Conversions and Long-Term Supply Efforts Continue

Behind the scenes, the city is still pushing longer-term solutions to its housing shortage. Office-to-residential conversions remain a key strategy, especially as demand for office space continues to shift.

Major projects, like the conversion of 5 Times Square into more than 1,200 residential units, highlight how the city is rethinking its real estate footprint. Updated tax incentives and zoning changes are also designed to encourage development that includes affordable housing, though results will take time to materialize.

The Bigger Economic Picture

At the state level, Governor Kathy Hochul’s proposed $260 billion budget for 2026 includes funding aimed at housing, affordability, education, and child care—without raising personal or corporate taxes. It’s a signal that housing remains a priority across government, even as there’s disagreement over how best to address it.

A Market in Transition

So where does that leave New York real estate in early 2026?

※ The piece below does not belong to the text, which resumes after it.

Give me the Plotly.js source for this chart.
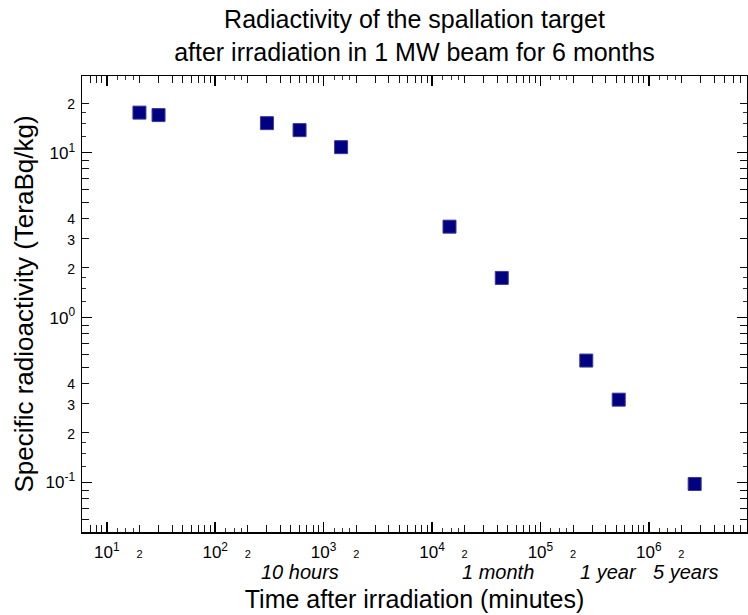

Sales activity is picking up, especially outside Manhattan.
Prices continue to rise, but at a manageable pace.
Renters are still under pressure.
Policy uncertainty is shaping decisions for landlords and investors.
Higher costs are complicating the math for property owners.
Luxury demand remains surprisingly resilient.
And long-term supply solutions are moving forward—slowly.

This isn’t a market that fits neatly into a single headline. It’s complex, evolving, and resistant to simple narratives. For anyone navigating New York real estate this year—professionals and residents alike—the smartest approach will be one grounded in data, local insight, and a clear understanding that opportunity and risk are unfolding side by side.